M.K. THOMAS, J., concurs; MAKAR, J. concurs with opinion.
MAKAR, J., concurring with opinion.
Affirmance is due whether under the more deferential standard of appellate review established by the Legislature in 2011, see § 390.01114(4)(b)(2), Florida Statutes, or the more pliant one previously fashioned and applied by Florida appellate courts. See generally In re Doe 13–A, 136 So.3d 723 (Fla. 1st DCA 2014) (concurring/dissenting opinions discussing the different standards). The minor's testimony, which was not subject to cross-examination, fell short of the clear and convincing standard required to obtain a judicial order that her parents not be notified she is seeking to terminate her pregnancy (under Florida law, she has the right to seek the medical procedure even if her parents are notified and do not consent); see § 743.065, Fla. Stat. (2016). Among many evidentiary deficiencies, the minor did not know what the medical procedure involved (and had no plan if post-surgical complications arose), had accepted little or no responsibility for "anything at all" in her life, and planned on her parents paying for the procedure. The limited evidentiary record paints a portrait of an emotionally overwhelmed young woman lacking sufficient maturity to make this critical decision independent of her parents for whom she expressed only a generalized fear about their possible reaction. On appeal, the "question is only whether a reasonable judge could have reached the conclusion of this trial judge based on the non-adversarial appellate record presented under the über-deferential standard of appellate review. This exercise in appellate restraint requires affirmance." Id. at 748 (Makar, J., dissenting).

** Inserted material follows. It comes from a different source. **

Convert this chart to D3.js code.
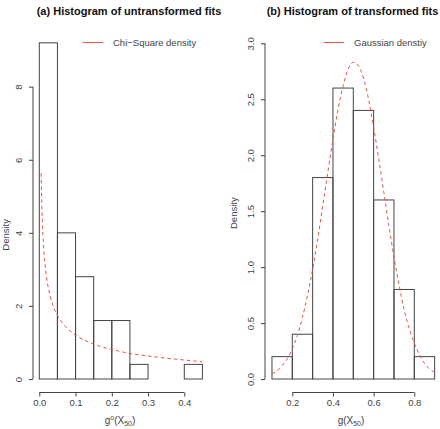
<!DOCTYPE html>
<html>
<head>
<meta charset="utf-8">
<script src="https://cdn.jsdelivr.net/npm/d3@7"></script>
<style>
  body { margin: 0; background: #fff; }
  text { font-family: "Liberation Sans", Arial, sans-serif; }
</style>
</head>
<body>
<script>
const width = 440
const height = 429

// (a) untransformed fits, bin width 0.05
const binsA = [0, 0.05, 0.10, 0.15, 0.20, 0.25, 0.30, 0.35, 0.40, 0.45]
const densA = [9.2, 4.0, 2.8, 1.6, 1.6, 0.4, 0, 0, 0.4]
const curveAx = [0.005, 0.0075, 0.01, 0.015, 0.02, 0.03, 0.04, 0.05, 0.07, 0.10, 0.13, 0.16, 0.20, 0.25, 0.30, 0.35, 0.40, 0.45]
const curveAy = [5.63, 4.59, 3.97, 3.23, 2.79, 2.27, 1.95, 1.74, 1.46, 1.20, 1.04, 0.92, 0.81, 0.70, 0.63, 0.57, 0.52, 0.47]
const ticksAx = [0, 0.1, 0.2, 0.3, 0.4]
const ticksAy = [0, 2, 4, 6, 8]

// (b) transformed fits, bin width 0.1
const binsB = [0.1, 0.2, 0.3, 0.4, 0.5, 0.6, 0.7, 0.8, 0.9]
const densB = [0.2, 0.4, 1.8, 2.6, 2.4, 1.6, 0.8, 0.2]
const curveBx = [0.100, 0.125, 0.150, 0.175, 0.200, 0.225, 0.250, 0.275, 0.300, 0.325, 0.350, 0.375, 0.400, 0.425, 0.450, 0.475, 0.500,
                 0.525, 0.550, 0.575, 0.600, 0.625, 0.650, 0.675, 0.700, 0.725, 0.750, 0.775, 0.800, 0.825, 0.850, 0.875, 0.900]
const curveBy = [0.05, 0.07, 0.12, 0.18, 0.27, 0.39, 0.55, 0.75, 0.98, 1.25, 1.55, 1.85, 2.14, 2.41, 2.62, 2.77, 2.83,
                 2.80, 2.69, 2.50, 2.25, 1.97, 1.67, 1.37, 1.09, 0.84, 0.62, 0.45, 0.32, 0.22, 0.14, 0.09, 0.06]
const ticksBx = [0.2, 0.4, 0.6, 0.8]
const ticksBy = [0, 0.5, 1, 1.5, 2, 2.5, 3]

const ink = "#444"
const red = "#e0574a"

const svg = d3.select("body").append("svg")
  .attr("width", width)
  .attr("height", height)

function panel(o) {
  const g = svg.append("g")
  const x = d3.scaleLinear().domain(o.xd).range(o.xr)
  const y = d3.scaleLinear().domain(o.yd).range(o.yr)

  // bars
  g.append("g")
    .selectAll("rect")
    .data(o.dens)
    .join("rect")
      .attr("x", (d, i) => x(o.bins[i]))
      .attr("y", d => y(d))
      .attr("width", (d, i) => x(o.bins[i + 1]) - x(o.bins[i]))
      .attr("height", d => y(0) - y(d))
      .attr("fill", "none")
      .attr("stroke", ink)
      .attr("stroke-width", 1)

  // density curve
  const line = d3.line()
    .x(d => x(d[0]))
    .y(d => y(d[1]))
    .curve(d3.curveMonotoneX)
  g.append("path")
    .datum(o.cx.map((v, i) => [v, o.cy[i]]))
    .attr("d", line)
    .attr("fill", "none")
    .attr("stroke", red)
    .attr("stroke-width", 1)
    .attr("stroke-dasharray", "3.5,3")

  // x axis
  const xa = g.append("g")
    .attr("transform", `translate(0,${o.xaxisY})`)
    .call(d3.axisBottom(x).tickValues(o.tx).tickSize(4).tickPadding(3).tickFormat(d3.format(".1f")))
  xa.select(".domain").attr("d", `M${x(o.tx[0])},0H${x(o.tx[o.tx.length - 1])}`)

  // y axis
  const ya = g.append("g")
    .attr("transform", `translate(${o.yaxisX},0)`)
    .call(d3.axisLeft(y).tickValues(o.ty).tickSize(4).tickFormat(o.yfmt))
  ya.select(".domain").attr("d", `M0,${y(o.ty[0])}V${y(o.ty[o.ty.length - 1])}`)
  ya.selectAll(".tick text")
    .attr("x", null).attr("dy", null)
    .attr("text-anchor", "middle")
    .attr("transform", "translate(-11,0) rotate(-90)")

  for (const a of [xa, ya]) {
    a.selectAll(".domain, .tick line").attr("stroke", ink)
    a.selectAll(".tick text")
      .attr("fill", ink)
      .style("font-size", "9.5px")
      .style("font-family", "Liberation Sans, Arial, sans-serif")
  }

  // axis titles
  g.append("text")
    .attr("transform", `translate(${Math.max(o.yaxisX - 28, 9)},${(y(o.ty[0]) + y(o.ty[o.ty.length - 1])) / 2 + 2}) rotate(-90)`)
    .attr("text-anchor", "middle")
    .attr("fill", ink)
    .style("font-size", "9.5px")
    .text("Density")

  const xl = g.append("text")
    .attr("x", o.xlabX)
    .attr("y", 424)
    .attr("text-anchor", "middle")
    .attr("fill", ink)
    .style("font-size", "10px")
  xl.append("tspan").text("g")
  if (o.sup) xl.append("tspan").attr("dy", -4).style("font-size", "7px").text("o")
  xl.append("tspan").attr("dy", o.sup ? 4 : 0).text("(X")
  xl.append("tspan").attr("dy", 2).style("font-size", "7px").text("50")
  xl.append("tspan").attr("dy", -2).text(")")

  // title
  svg.append("text")
    .attr("x", o.titleX)
    .attr("y", 15)
    .attr("text-anchor", "middle")
    .attr("fill", "#111")
    .style("font-size", "11px")
    .style("font-weight", "bold")
    .text(o.title)

  // legend
  g.append("line")
    .attr("x1", o.legX).attr("x2", o.legX + 20)
    .attr("y1", 42.5).attr("y2", 42.5)
    .attr("stroke", red)
    .attr("stroke-width", 1)
  g.append("text")
    .attr("x", o.legX + 30)
    .attr("y", 46)
    .attr("fill", ink)
    .style("font-size", "9.5px")
    .text(o.legend)
}

panel({
  bins: binsA, dens: densA, cx: curveAx, cy: curveAy, tx: ticksAx, ty: ticksAy,
  xd: [0, 0.4], xr: [39.3, 184.3], yd: [0, 8], yr: [379, 86.7],
  xaxisY: 392.5, yaxisX: 33, yfmt: d3.format("d"),
  xlabX: 120, sup: true,
  titleX: 129, title: "(a) Histogram of untransformed fits",
  legX: 83, legend: "Chi\u2212Square density"
})

panel({
  bins: binsB, dens: densB, cx: curveBx, cy: curveBy, tx: ticksBx, ty: ticksBy,
  xd: [0.2, 0.8], xr: [292.3, 414.3], yd: [0, 3], yr: [379, 43.3],
  xaxisY: 392.5, yaxisX: 265, yfmt: d3.format(".1f"),
  xlabX: 351, sup: false,
  titleX: 352.5, title: "(b) Histogram of transformed fits",
  legX: 324, legend: "Gaussian denstiy"
})
</script>
</body>
</html>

For the past three years, the statewide approval rate for judicial grants of petitions has grown from about 89.5% in 2013, to 90.5% in 2014, to 94.7% in 2015. See Office of State Ct. Admin., Parental Notice of Abortion Act: Petitions Filed and Disposed by Circuit and County, January through December 2013, 2014 & 2015 (on file with the administration). Correspondingly, the dismissals of petitions have declined from about 10.5% in 2013, to 9.5% in 2014, to 5.3% in 2015. Id.